Mike Burr - log

Surely Audio Books Harm Sleep

So, I have a (bad?...we'll get to that) habit of listening to audio books all night, every night for years, and years, and years. I like it. As far as it goes, it's entertaining. I retain very little, I'm pretty sure. But many "good ones" I've listened to multiple times. I've probably listened to River of Darkness 5 times-ish.

I don't expect to get much more out of this than just "bedtime stories". It's entertaining and I manage to retain anything interesting.

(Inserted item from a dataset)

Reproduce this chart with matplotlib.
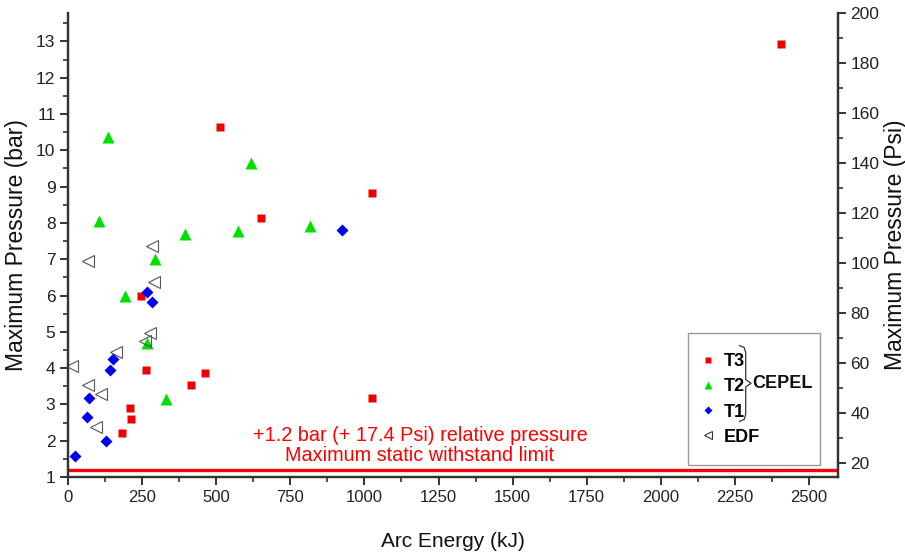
import matplotlib
matplotlib.use("Agg")
import matplotlib.pyplot as plt
from matplotlib import font_manager
from matplotlib.patches import Rectangle
from matplotlib.lines import Line2D
from matplotlib.ticker import MultipleLocator

# data (Arc energy kJ, max pressure bar)
t3_energy = [2405, 512, 1025, 650, 247, 262, 461, 416, 1025, 208, 214, 183]
t3_press = [12.93, 10.65, 8.83, 8.14, 5.98, 3.95, 3.86, 3.53, 3.17, 2.90, 2.59, 2.22]

t2_energy = [135, 617, 105, 816, 396, 572, 293, 193, 265, 331]
t2_press = [10.36, 9.66, 8.05, 7.91, 7.70, 7.78, 7.02, 6.00, 4.70, 3.15]

t1_energy = [925, 265, 282, 151, 143, 71, 64, 129, 23]
t1_press = [7.81, 6.11, 5.83, 4.26, 3.95, 3.19, 2.65, 1.99, 1.59]

edf_energy = [283, 66, 290, 277, 260, 163, 13, 66, 111, 94]
edf_press = [7.37, 6.95, 6.37, 4.96, 4.74, 4.45, 4.05, 3.53, 3.29, 2.37]

limit_bar = 1.2
bar_to_psi = 14.5038

names = {f.name for f in font_manager.fontManager.ttflist}
narrow = "Liberation Sans Narrow" if "Liberation Sans Narrow" in names else "Liberation Sans"
plt.rcParams["font.family"] = ["Liberation Sans", "DejaVu Sans"]

fig = plt.figure(figsize=(9.05, 5.56), dpi=100)
ax = fig.add_axes([0.0751, 0.142, 0.851, 0.835])

ax.plot(t3_energy, t3_press, "s", color="#ee0000", ms=5.5, mec="none", zorder=3)
ax.plot(t2_energy, t2_press, "^", color="#00e000", ms=8, mec="none", zorder=3)
ax.plot(t1_energy, t1_press, "D", color="#0000ee", ms=6.5, mec="none", zorder=3)
ax.plot(edf_energy, edf_press, "<", mfc="none", mec="#555555", mew=0.8, ms=8.5, zorder=4)

ax.axhline(limit_bar, color="#ff0000", lw=2.4, zorder=2)
ax.text(0.457, 0.068, "+1.2 bar (+ 17.4 Psi) relative pressure\nMaximum static withstand limit",
        transform=ax.transAxes, ha="center", va="center", color="#ff0000",
        fontsize=14.3, linespacing=1.05)

ax.set_xlim(0, 2598)
ax.set_ylim(1, 200 / bar_to_psi)
ax.xaxis.set_major_locator(MultipleLocator(250))
ax.xaxis.set_minor_locator(MultipleLocator(125))
ax.yaxis.set_major_locator(MultipleLocator(1))
ax.yaxis.set_minor_locator(MultipleLocator(0.5))

ax2 = ax.twinx()
ax2.set_ylim(1 * bar_to_psi, 200)
ax2.yaxis.set_major_locator(MultipleLocator(20))
ax2.yaxis.set_minor_locator(MultipleLocator(10))

for a in (ax, ax2):
    a.spines["top"].set_visible(False)
    for s in a.spines.values():
        s.set_color("#333333")
        s.set_linewidth(1.6)
    a.tick_params(which="major", direction="out", length=6, width=1.4, color="#333333",
                  labelsize=12.5, labelcolor="#222222", pad=3)
    a.tick_params(which="minor", direction="out", length=3.5, width=1.2, color="#333333")

for lab in ax.get_xticklabels():
    lab.set_family(narrow)
    lab.set_fontsize(12)

ax.set_xlabel("Arc Energy (kJ)", fontsize=15, family=narrow, labelpad=20, color="#111111")
ax.set_ylabel("Maximum Pressure (bar)", fontsize=16.5, labelpad=6, color="#111111")
ax2.set_ylabel("Maximum Pressure (Psi)", fontsize=16.5, labelpad=3, color="#111111")

# legend box with brace
ax.add_patch(Rectangle((0.805, 0.026), 0.172, 0.284, transform=ax.transAxes,
                       fill=False, ec="#999999", lw=1.0, zorder=5, clip_on=False))
handles = [
    Line2D([], [], ls="none", marker="s", color="#ee0000", mec="none", ms=4.5),
    Line2D([], [], ls="none", marker="^", color="#00e000", mec="none", ms=6),
    Line2D([], [], ls="none", marker="D", color="#0000ee", mec="none", ms=4),
    Line2D([], [], ls="none", marker="<", mfc="none", mec="#333333", mew=0.8, ms=5.5),
]
ax.legend(handles, ["T3", "T2", "T1", "EDF"], loc="upper left", bbox_to_anchor=(0.812, 0.282),
          frameon=False, handlelength=0.8, handletextpad=0.5, labelspacing=0.45,
          prop={"family": narrow, "weight": "bold", "size": 13}, borderaxespad=0)

bx0, bx1 = 0.872, 0.887
by_top, by_mid, by_bot = 0.283, 0.202, 0.12
brace_x = [bx0, bx0 + 0.006, bx0 + 0.008, bx0 + 0.008, bx1, bx0 + 0.008, bx0 + 0.008, bx0 + 0.006, bx0]
brace_y = [by_top, by_top - 0.004, by_top - 0.015, by_mid + 0.008, by_mid,
           by_mid - 0.008, by_bot + 0.015, by_bot + 0.004, by_bot]
ax.plot(brace_x, brace_y, color="#333333", lw=0.9, transform=ax.transAxes, zorder=6, clip_on=False)
ax.text(bx1 + 0.002, by_mid, "CEPEL", transform=ax.transAxes, ha="left", va="center",
        family=narrow, weight="bold", fontsize=13, color="#111111")

fig.savefig("out.png", dpi=100)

But the more I think and learn about what sleep/dreams is, the more I think that this could have an impact on the quality of sleep, in whatever way sleep is a good, necessary thing. A good effect? A bad effect? I don't know.

It occured to me earlier that...maybe, the quality, restful dreams I've had in the past coincided with the end of an audio book and hence silence. I'm not sure. I'll make a point to remember depending on how I go forward with audio-book-listening-while-sleeping.

Another wacky theory I have is that, since this audio input all-night-long might interfere with dreaming, I wonder if the extent to which I find myself having stupid hypothetical conversations in my head with others has anything to do with the possibility that this activity (annoying, unhelpful tick) tries to make up for sleep somehow. Like, if you're prevented from ever dreaming, do you start to find yourself doing mental simulations of things (because that's a lot of what's happening in dreams...pretty sure.)

I think I'm gonna try without for a while.